Helmsley

We’ve just come back from a very nice week away seeing people, and it’s a bit weird arriving home on Friday rather than Sunday, but it means that all the tedious unpacking, washing, catching up on sleep and so on can be done before I go back to work, plus I think it was just about the right length of time (or rather, just about the maximum comfortable sleep debt).

Up to near York to see my godson T and family. We had hoped to leave on Friday night, which turned into 9 a.m. on Saturday, then 10, then err… 12.30 from our local Tesco. Ho hum. Looooads of fog on the way up, but otherwise a good trip and lovely to get there. Playing, chatting, etc. then happened. On Sunday I got to see T’s dad Paul preach at a small fairly recently rebuilt chapel in York, which was great and reminded me of some important things that I’d managed to forget. The children and mums joined us in York, via bendy buses, at a very nice veggie restaurant called El Piano that serves all sorts of things (onion bhargis, veggie shepherd’s pie, falafel, etc.) in tapas size helpings, so we ordered loads of different things and everyone had something they liked. Back to T’s house (more bendy buses) to be in for some other local friends from college whom we hadn’t seen for ages. We stayed till Monday lunchtime, which meant we could pick T up from school and say goodbye properly.

We then headed off to Helmsley youth hostel, where we joined a few other families as odd as us i.e. other home educators for a splendid NicCamp. A pottered about being cute, the others largely disappeared to play with friends / DSs / do craft things. There was Christmas lunch for 37, lots of cakes and mulled wine for those who liked it, playing music and singing, a birthday party and secret Santa. It snowed, twice, properly: decent snowball fights and snowmen and lots of people to do it with. A got her first experience of snow, which will end up on Flickr soon. The highlight for me, other than the chats and cake, was watching and singing along with Mama Mia with more-or-less lubricated friends after the children had gone to bed. It was projected onto a wall by equipment that registered its protest by having a sulk afterwards.

On Friday, after packing, cleaning, loading into cars etc. we tried to get to Helmsley Castle, but got no further than the gift shop as apparently the site was too icy. It had some impressive swords – that we didn’t buy (my excuse was that none was useful for Kentwell) – and a rulers ruler that we did buy. Katy had hoped to meet up with some imaginary friends there, but weather and illness had put them off.
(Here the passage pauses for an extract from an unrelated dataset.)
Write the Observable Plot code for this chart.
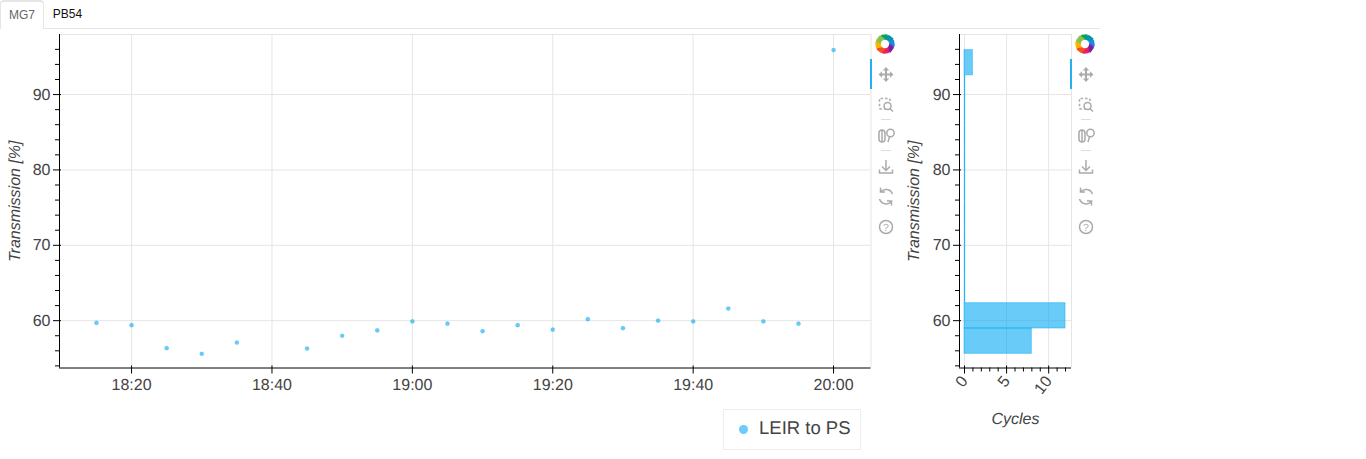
<!DOCTYPE html>
<html><head><meta charset="utf-8">
<script src="https://cdn.jsdelivr.net/npm/d3@7"></script>
<script src="https://cdn.jsdelivr.net/npm/@observablehq/plot@0.6"></script>
<style>
html,body{margin:0;padding:0;background:#fff;width:1366px;height:459px;overflow:hidden;font-family:"Liberation Sans",Arial,sans-serif}
#tabs{position:absolute;left:0;top:0;width:1100px;height:28px;border-bottom:1px solid #e5e5e5;font-size:12px}
.tab{position:absolute;top:0;height:28px;line-height:29px;text-align:center}
#t1{left:0;width:44px;box-sizing:border-box;height:29px;color:#666;background:#fff;border:1px solid #e5e5e5;border-top:2px solid #e5e5e5;border-bottom:0;border-radius:4px 4px 0 0;line-height:26px}
#t2{left:44px;width:47px;color:#111}
.plotbox{position:absolute;top:0;color:#000;opacity:.999}
svg text{font-family:"Liberation Sans",Arial,sans-serif;text-rendering:geometricPrecision}
[aria-label="y-axis label"],[aria-label="x-axis label"]{font-style:italic;font-size:16px}
#legend{position:absolute;left:723px;top:409px;width:136px;height:39px;border:1px solid #eee;background:#fff;color:#444;font-size:18.5px;line-height:38px;opacity:.999;text-rendering:geometricPrecision}
#legend i{position:absolute;left:15px;top:15px;width:9px;height:9px;border-radius:50%;background:#6bcbfb}
#legend span{position:absolute;left:35px;top:-1px;white-space:nowrap}
.tb{position:absolute;top:34px;width:30px;height:210px}
.bar{position:absolute;left:0;top:25px;width:2px;height:30px;background:#26b0ee}
.tb svg{position:absolute;left:0;top:0}
</style></head><body>
<div id="tabs"><div class="tab" id="t1">MG7</div><div class="tab" id="t2">PB54</div></div>
<div class="plotbox" id="main" style="left:0"></div>
<div class="plotbox" id="hist" style="left:900px"></div>
<div class="tb" id="tb1" style="left:870px"></div>
<div class="tb" id="tb2" style="left:1070px"></div>
<div id="legend"><i></i><span>LEIR to PS</span></div>
<script>
const times = ["18:15","18:20","18:25","18:30","18:35","18:45","18:50","18:55","19:00","19:05","19:10","19:15","19:20","19:25","19:30","19:35","19:40","19:45","19:50","19:55","20:00"];
const transmission = [59.7,59.4,56.35,55.6,57.1,56.3,58.0,58.7,59.9,59.6,58.6,59.4,58.8,60.2,59.0,60.0,59.9,61.6,59.9,59.6,95.9];
const binEdges = [55.6,58.96,62.32,65.68,69.04,72.4,75.76,79.12,82.48,85.84,89.2,92.55,95.9];
const binCounts = [8,12,0,0,0,0,0,0,0,0,0,1];
const xTickLabels = ["18:20","18:40","19:00","19:20","19:40","20:00"];
const yTicks = [60,70,80,90];
const yMinor = [54,56,58,62,64,66,68,72,74,76,78,82,84,86,88,92,94,96];
const cycleTicks = [0,5,10];
const cycleMinor = [1,2,3,4,6,7,8,9,11,12];
const seriesName = "LEIR to PS";
const yDomain = [53.72,97.97];
const xDomain = ["18:09:44","20:05:20"];
const cycleDomain = [-0.594,12.71];

const blue = "#03a9f4", ink = "#444", grid = "#e5e5e5";
const T = s => new Date(`2024-01-01T${s.length===5?s+":00":s}Z`);
const H = 430, mTop = 34, mBot = 62.5;

const data = times.map((t,i)=>({t:T(t),v:transmission[i],name:seriesName}));
const main = Plot.plot({
  width:880,height:H,marginLeft:59,marginRight:9.5,marginTop:mTop,marginBottom:mBot,
  style:{background:"transparent",overflow:"visible"},
  x:{type:"utc",domain:xDomain.map(T)},
  y:{domain:yDomain},
  marks:[
    Plot.gridX(xTickLabels.map(T),{stroke:grid,strokeOpacity:1}),
    Plot.gridY(yTicks,{stroke:grid,strokeOpacity:1}),
    Plot.ruleX([xDomain[1]].map(T),{stroke:grid}),
    Plot.ruleY([yDomain[1]],{stroke:grid}),
    Plot.axisY(yMinor,{tickSize:4,text:null,strokeOpacity:1,label:null}),
    Plot.axisY(yTicks,{tickSize:8,dx:2,tickPadding:3,fill:ink,strokeOpacity:1,fontSize:16,
      label:"Transmission [%]",labelAnchor:"center",labelArrow:"none",labelOffset:51}),
    Plot.axisX(xTickLabels.map(T),{tickSize:8,dy:-2,tickPadding:5,fill:ink,strokeOpacity:1,fontSize:16,
      tickFormat:d3.utcFormat("%H:%M"),label:null}),
    Plot.ruleX([xDomain[0]].map(T),{stroke:"#000"}),
    Plot.ruleY([yDomain[0]],{stroke:"#000"}),
    Plot.dot(data,{x:"t",y:"v",r:2.1,fill:blue,fillOpacity:.6,stroke:blue,strokeOpacity:.15,strokeWidth:1})
  ]
});
document.getElementById("main").append(main);

const bins = binCounts.map((c,i)=>({c,lo:binEdges[i],hi:binEdges[i+1]}));
const hist = Plot.plot({
  width:180,height:H,marginLeft:59,marginRight:9,marginTop:mTop,marginBottom:mBot,
  style:{background:"transparent",overflow:"visible"},
  x:{domain:cycleDomain},
  y:{domain:yDomain},
  marks:[
    Plot.gridX(cycleTicks,{stroke:grid,strokeOpacity:1}),
    Plot.gridY(yTicks,{stroke:grid,strokeOpacity:1}),
    Plot.ruleX([cycleDomain[1]],{stroke:grid}),
    Plot.ruleY([yDomain[1]],{stroke:grid}),
    Plot.axisY(yMinor,{tickSize:4,text:null,strokeOpacity:1,label:null}),
    Plot.axisY(yTicks,{tickSize:8,dx:2,tickPadding:3,fill:ink,strokeOpacity:1,fontSize:16,
      label:"Transmission [%]",labelAnchor:"center",labelArrow:"none",labelOffset:52}),
    Plot.axisX(cycleMinor,{tickSize:4,text:null,strokeOpacity:1,label:null}),
    Plot.axisX(cycleTicks,{tickSize:8,dy:-2,tickPadding:4,tickRotate:-52,fill:ink,strokeOpacity:1,fontSize:16,
      label:"Cycles",labelAnchor:"center",labelArrow:"none",labelOffset:56}),
    Plot.ruleX([cycleDomain[0]],{stroke:"#000"}),
    Plot.ruleY([yDomain[0]],{stroke:"#000"}),
    Plot.rectX(bins.filter(b=>b.c>0),{x1:0,x2:"c",y1:"lo",y2:"hi",fill:blue,fillOpacity:.6,stroke:blue,strokeOpacity:.45,strokeWidth:1}),
    Plot.ruleX(bins.filter(b=>b.c===0),{x:"c",y1:"lo",y2:"hi",stroke:"#29b3f2",strokeWidth:1.3})
  ]
});
document.getElementById("hist").append(hist);

// Toolbar icons (chrome, not data)
function toolbar(el){
  const seg=["#0aa35a","#0097a7","#1e88e5","#7b1fa2","#e91e63","#f4511e","#ffb300","#8bc34a"];
  let logo="";
  seg.forEach((c,i)=>{logo+=`<rect transform="translate(15,10) rotate(${i*45-8})" x="-3" y="-9.5" width="7" height="6.5" rx="1.2" fill="${c}" stroke="none"/>`;});
  logo+=`<circle cx="15" cy="10" r="4.2" fill="#fff" stroke="none"/>`;
  const g="#ababab";
  el.innerHTML=`<div class="bar"></div><svg width="30" height="210" fill="none" stroke="${g}" stroke-width="1.5">
  ${logo}
  <g stroke-width="2"><path d="M16 35V46M10 40.500H22"/><path fill="${g}" stroke="none" d="M16 33l3.200 3.500h-6.400zM16 48l3.200-3.500h-6.400zM8.500 40.500l3.500-3.200v6.400zM23.500 40.500l-3.500-3.200v6.400z"/></g>
  <rect x="9.500" y="64.500" width="10.500" height="10.500" rx="1" stroke-dasharray="2.500 2"/><circle cx="17.500" cy="72" r="3.500" fill="#fff"/><path d="M20 74.500l3 3"/>
  <path d="M11 85.500h10M11 116.500h10" stroke="#ddd" stroke-width="1"/>
  <rect x="9" y="96" width="6" height="12" rx="3"/><path d="M12 96v12"/><circle cx="20.500" cy="99" r="3.700"/><path d="M19.500 103l-1.500 5"/>
  <path d="M16 126v10M12 132.500l4 4 4-4M9.500 135.500v3.500h13v-3.500"/>
  <path d="M22.500 160a7 7 0 0 0-12-2M9.500 165a7 7 0 0 0 12 2.500M10.500 153.500v4.500h4.500M21.500 171.500v-4.500H17"/>
  <circle cx="16" cy="193" r="6.500"/><text x="16" y="196.700" text-anchor="middle" font-size="10.500" fill="${g}" stroke="none">?</text>
  </svg>`;
}
toolbar(document.getElementById("tb1"));
toolbar(document.getElementById("tb2"));
</script>
</body></html>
She was also meant to meet some more imaginary friends at Rievaulx Abbey, so we pootled off there. The manager of the Helmsley gift shop had checked it was open for us, and which road to take, so we got there OK despite the snow and ice. They gave us each a phone-like thing with an audio commentary, and we had the place to ourselves. K and L really got into the commentary, but J was in too much of an odd mood to appreciate it, and flitted from thing to thing in the little museum in a rather annoying way. (The museum is small but really good, with hands-on things for the children, plus enough other stuff for adults.) I hadn’t expected it to be so big or to have so much still standing, and the pictures of what it might have looked like in its day, plus the fact that Katy and the children had recently gone to Ely Cathedral to do a day on monks meant it wasn’t just a pile of old stones. The whole site covered in several inches of snow, with no-one else around, was magical although we were all glad of the warming power of tea and cake in the tea-room afterwards.

An uneventful and fog-free trip home, an excellent veggie sausage omelette cooked by my gorgeous wife and then bed. A nice trip away.